“Are they valuable?”
“They’re certainly odd. Valuable? Not to me. Tell you the truth, I kind of wish you hadn’t brought them in.”
“Why?”
“They’re creepy. They’re too good. Kind of X-Files.” He gave me a sour grin. “Make up your own science fiction story.”
“Or live in it,” I said. We live in the science fiction of our youth.
He pushed the books across his cluttered desk. “Take ‘em away, Mr. Keller. And if you find out where they came from—”
“Yes?”
“I really don’t want to know.”
Items I noticed in the newspaper that evening:
GENE THERAPY RENDERS HEART BYPASS OBSOLETE
BANK OF ZURICH FIRST WITH QUANTUM ENCRYPTION
SETI RESEARCHERS SPOT “POSSIBLE” ET RADIO SOURCE
I didn’t want to go back to Ziegler, not immediately. It felt like admitting defeat—like looking up the answer to a magazine puzzle I couldn’t solve.

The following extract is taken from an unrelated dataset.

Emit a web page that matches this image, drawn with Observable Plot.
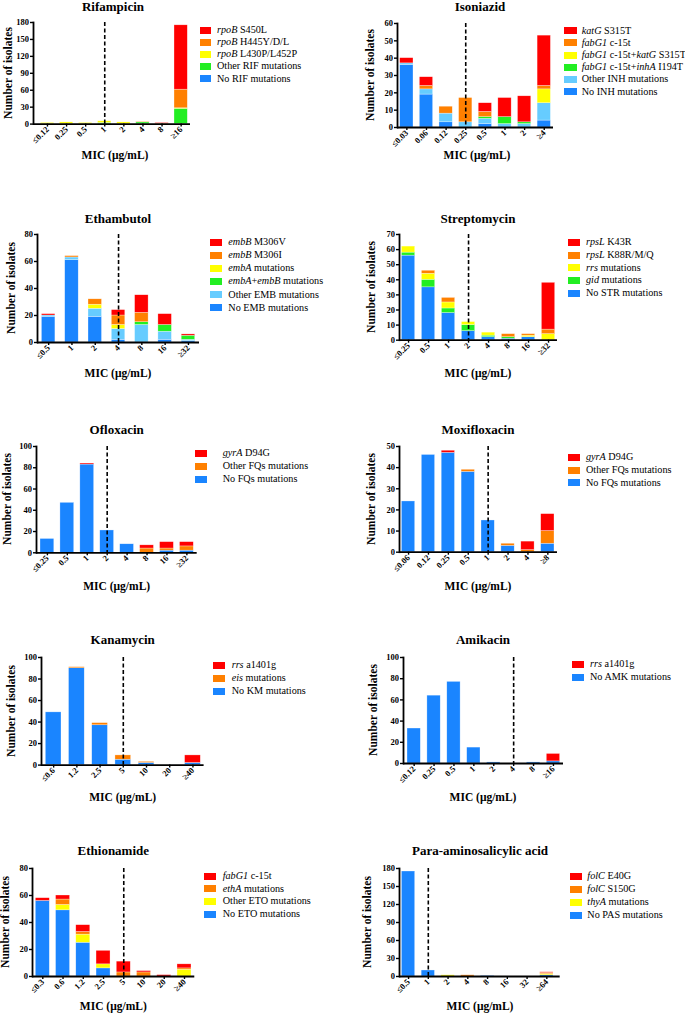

But there was no obvious next step to take, so I put the whole thing out of my mind, or tried to; watched television, did laundry, shined my shoes.
None of this pathetic sleight of hand provided the slightest distraction.
I was not (just as I had told Deirdre) a mystery lover, and I didn’t love this mystery, but it was a turbulence in the flow of the passing days, therefore interesting. When I had savored the strangeness of it to a satisfying degree, I took myself in hand and carried the books back to Finders, meaning to demand an explanation.
Oscar Ziegler was expecting me.
The late-May weather was already too humid, a bright sun bearing down from the ozone-depleted sky. Walking wasn’t such a pleasure under the circumstances. I arrived at Finders plucking my shirt away from my body. Graceless. The woman Deirdre looked up from her niche at the rear of the store. “Mr. Keller, right?” She didn’t seem especially pleased to see me.